Pertanto, i ricercatori hanno valutato la possibile relazione tra una alterata funzione della barriera intestinale e la cistite ricorrente, attraverso lo studio della prevalenza di aumento della permeabilità intestinale e di disbiosi, in una coorte di pazienti di sesso femminile con cistite ricorrente, rispetto alle donne sane.
Al contrario, per esplorare il possibile cross-talk tra intestino e vie urinarie è stata anche valutata la prevalenza di cistite ricorrente in una coorte di pazienti con disordini gastrointestinali cronici.
I risultati dello studio italiano
Nello studio, le pazienti con cistite ricorrente hanno mostrato una maggiore prevalenza di sintomi gastrointestinali (dispepsia, dolore addominale, gonfiore, flatulenza, diarrea o costipazione) rispetto ai controlli sani.
Tra queste, l’88% ha mostrato un aumento della permeabilità intestinale, con ridotta biodiversità del microbiota intestinale rispetto ai controlli sani e il 68% aveva già una diagnosi di malattia gastrointestinale.
La permeabilità intestinale è stata valutata con l’H2 Breath Test Lattulosio/Mannitolo, che ha permesso di identificare anche la presenza di disbiosi, confermata dall’osservazione di alterazioni del tempo di transito intestinale nelle pazienti rispetto ai controlli.
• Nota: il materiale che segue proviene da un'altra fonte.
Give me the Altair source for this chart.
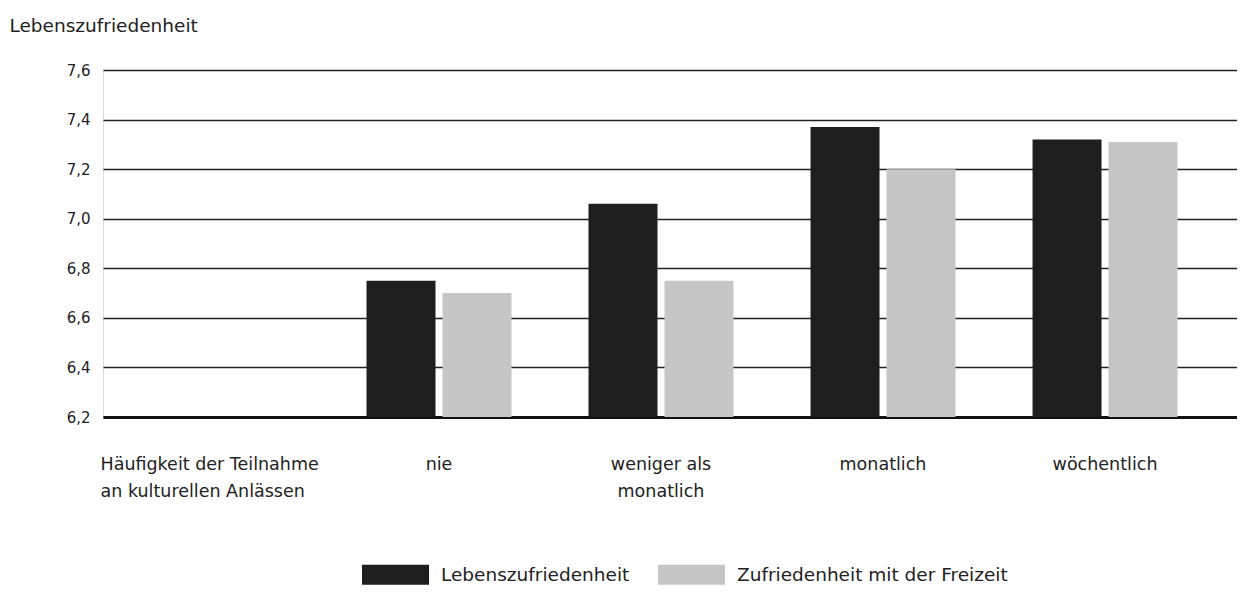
import altair as alt
import pandas as pd

# ---- data ----
axis_title_lines = ["Häufigkeit der Teilnahme", "an kulturellen Anlässen"]
categories = ["nie", "weniger als monatlich", "monatlich", "wöchentlich"]
series = ["Lebenszufriedenheit", "Zufriedenheit mit der Freizeit"]
lebenszufriedenheit = [6.75, 7.06, 7.37, 7.32]
freizeit = [6.70, 6.75, 7.20, 7.31]
y_ticks = [6.2, 6.4, 6.6, 6.8, 7.0, 7.2, 7.4, 7.6]

rows = []
for c, a, b in zip(categories, lebenszufriedenheit, freizeit):
    rows.append({"Kategorie": c, "Reihe": series[0], "Wert": a})
    rows.append({"Kategorie": c, "Reihe": series[1], "Wert": b})
df = pd.DataFrame(rows)

# first (empty) band holds the axis title, as in the reference
x_domain = [" "] + categories
label_expr = (
    "datum.value == 'weniger als monatlich' ? ['weniger als', 'monatlich'] : "
    "datum.value == ' ' ? '' : datum.label"
)

FONT = "DejaVu Sans"
TXT = "#222222"
rect_path = "M-1,-0.3H1V0.3H-1Z"

chart = alt.Chart(df).mark_bar().encode(
    x=alt.X(
        "Kategorie:N",
        scale=alt.Scale(domain=x_domain, paddingInner=0, paddingOuter=0.054, align=0.125),
        sort=x_domain,
        axis=alt.Axis(
            title=axis_title_lines,
            titleFont=FONT,
            titleFontSize=17.5,
            titleFontWeight="normal",
            titleColor=TXT,
            titleAnchor="start",
            titleAlign="left",
            titleBaseline="top",
            titleLineHeight=27,
            titleX=-3,
            titleY=38,
            labelAngle=0,
            ticks=False,
            domain=True,
            domainColor="#111111",
            domainWidth=3,
            labelExpr=label_expr,
            labelFont=FONT,
            labelFontSize=17.5,
            labelColor=TXT,
            labelBaseline="top",
            labelPadding=38,
            labelLineHeight=27,
        ),
    ),
    xOffset=alt.XOffset(
        "Reihe:N",
        sort=series,
        scale=alt.Scale(domain=series, paddingInner=0.092, paddingOuter=0.507),
    ),
    y=alt.Y(
        "Wert:Q",
        scale=alt.Scale(domain=[6.2, 7.6], zero=False, nice=False),
        axis=alt.Axis(
            values=y_ticks,
            labelExpr="replace(format(datum.value, '.1f'), '.', ',')",
            grid=True,
            gridColor="#222222",
            gridWidth=1.5,
            domain=False,
            ticks=False,
            labelPadding=13,
            labelFont=FONT,
            labelFontSize=15,
            labelColor=TXT,
            title="Lebenszufriedenheit",
            titleFont=FONT,
            titleFontSize=18.5,
            titleFontWeight="normal",
            titleColor=TXT,
            titleAngle=0,
            titleAlign="left",
            titleBaseline="middle",
            titleX=-94,
            titleY=-45,
        ),
    ),
    y2=alt.datum(6.2),
    color=alt.Color(
        "Reihe:N",
        sort=series,
        scale=alt.Scale(domain=series, range=["#1e1e1e", "#c6c6c6"]),
        legend=alt.Legend(
            title=None,
            orient="none",
            direction="horizontal",
            legendX=259,
            legendY=471,
            symbolType=rect_path,
            symbolSize=4489,
            symbolStrokeWidth=0,
            symbolOpacity=1,
            labelFont=FONT,
            labelFontSize=18.5,
            labelColor=TXT,
            labelOffset=12,
            labelLimit=500,
            columnPadding=28,
        ),
    ),
).properties(
    width=1134,
    height=347,
    autosize=alt.AutoSizeParams(type="none"),
    padding={"left": 95, "top": 62, "right": 0, "bottom": 168},
).configure_view(stroke=None).configure(background="white")

chart.save("out.html", embed_options={"renderer": "svg", "actions": False})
Una possibile spiegazione patogenetica può consistere nel fatto che la permeabilità intestinale alterata osservata nella coorte di pazienti con cistite ricorrente, così come la presenza di un microbiota intestinale pro-infiammatorio, potrebbe contribuire alla disregolazione degli enterociti, con una riduzione dell’espressione delle giunzioni strette, seguita da un aumento della permeabilità della mucosa e disregolazione delle cellule immunitarie che, causando infiammazione e danni alla mucosa, possono portare alla traslocazione di frammenti microbici negli strati interni della barriera intestinale.
Allo stesso modo, le pazienti con patologie gastrointestinali hanno riportato una maggiore incidenza di sintomi urinari, con una diagnosi di cistite ricorrente nel 20% dei casi.
Conclusioni
Lo studio ha quindi permesso di concludere che la compromissione della barriera intestinale svolga un ruolo importante nella patogenesi della cistite ricorrente.
Ulteriori ricerche potranno aiutare a chiarire il ruolo del microbiota e della permeabilità intestinale nelle infezioni delle vie urinarie. Tuttavia, in presenza di cistiti ricorrenti, su consiglio del medico di fiducia, potrebbe essere utile sottoporsi a un test del microbiota intestinale.